Let f(x) = x² and g(x) = sin x for all x ∈ R. Then the set of all x satisfying (f∘g∘g∘f)(x) = (g∘g∘f)(x), where (f∘g)(x) = f(g(x)), is

Given, f(x) = x² for all x ∈ R
g(x) = sin x for all x ∈ R
Now, (f∘g∘g∘f)(x) = f(g(g(f(x)))) = f(g(g(x²))) = f(g(sin x²)) = f(sin(sin x²))

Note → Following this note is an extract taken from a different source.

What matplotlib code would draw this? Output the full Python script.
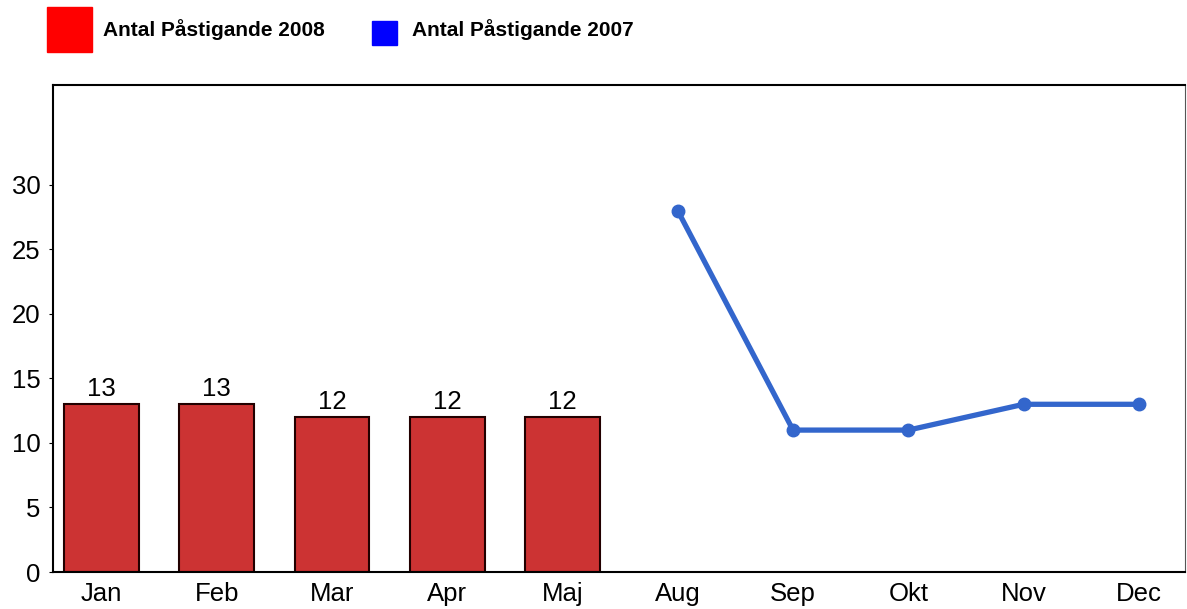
import matplotlib.pyplot as plt
from matplotlib.patches import Rectangle

months = ["Jan", "Feb", "Mar", "Apr", "Maj", "Aug", "Sep", "Okt", "Nov", "Dec"]
bar_months = ["Jan", "Feb", "Mar", "Apr", "Maj"]
pastigande_2008 = [13, 13, 12, 12, 12]
line_months = ["Aug", "Sep", "Okt", "Nov", "Dec"]
pastigande_2007 = [28, 11, 11, 13, 13]

plt.rcParams['font.family'] = ['Liberation Sans', 'DejaVu Sans']

W, H = 1187, 609
fig = plt.figure(figsize=(W / 100, H / 100), dpi=100)
ax = fig.add_axes([53 / W, 1 - 572 / H, (1185 - 53) / W, (572 - 85) / H])

xpos = {m: i for i, m in enumerate(months)}
bx = [xpos[m] for m in bar_months]
lx = [xpos[m] for m in line_months]

bars = ax.bar(bx, pastigande_2008, width=0.65, color="#cc3333",
              edgecolor="#220000", linewidth=1.5, zorder=2)
for b, v in zip(bars, pastigande_2008):
    ax.text(b.get_x() + b.get_width() / 2, v + 0.25, str(v),
            ha="center", va="bottom", fontsize=18.5)

ax.plot(lx, pastigande_2007, color="#3366cc", linewidth=3.8,
        marker="o", markersize=9, zorder=3)

ax.set_xlim(-0.42, 9.4)
ax.set_ylim(0, 37.75)
ax.set_xticks(range(len(months)))
ax.set_xticklabels(months)
ax.set_yticks(range(0, 31, 5))
ax.tick_params(axis="x", length=0, labelsize=18.5, pad=7)
ax.tick_params(axis="y", length=3, labelsize=18.5, pad=6)
for s in ["left", "bottom", "top"]:
    ax.spines[s].set_linewidth(1.5)
    ax.spines[s].set_color("black")
ax.spines["right"].set_linewidth(0.8)
ax.spines["right"].set_color("#555555")

# legend
fig.patches.append(Rectangle((47 / W, 1 - 52 / H), 45 / W, 45 / H,
                             transform=fig.transFigure, color="#ff0000"))
fig.text(103 / W, 1 - 30 / H, "Antal Påstigande 2008", fontsize=15,
         fontweight="bold", va="center", ha="left")
fig.patches.append(Rectangle((372 / W, 1 - 45 / H), 25 / W, 24 / H,
                             transform=fig.transFigure, color="#0000ff"))
fig.text(412 / W, 1 - 30 / H, "Antal Påstigande 2007", fontsize=15,
         fontweight="bold", va="center", ha="left")

fig.savefig("out.png", dpi=100)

(f∘g∘g∘f)(x) = (sin(sin x²))²
Now, (g∘g∘f)(x) = g(g(f(x))) = g(g(x²)) = g(sin x²)
(g∘g∘f)(x) = sin(sin x²)
Given , (f∘g∘g∘f)(x) = (g∘g∘f)(x)
So, (sin(sin x²))² = sin(sin x²)
(sin(sin x²))² - sin(sin x²) = 0
sin(sin x²)(sin(sin x²) - 1) = 0
So, sin(sin x²) = 0 or sin(sin x²) = 1
⇒ sin x² = π/2 (it is not possible)
sin x² = 0 implies x² = nπ or x = ±√nπ, n ∈ 0, 1, 2, 3…
x = ±√nπ, n ∈ 0, 1, 2, 3…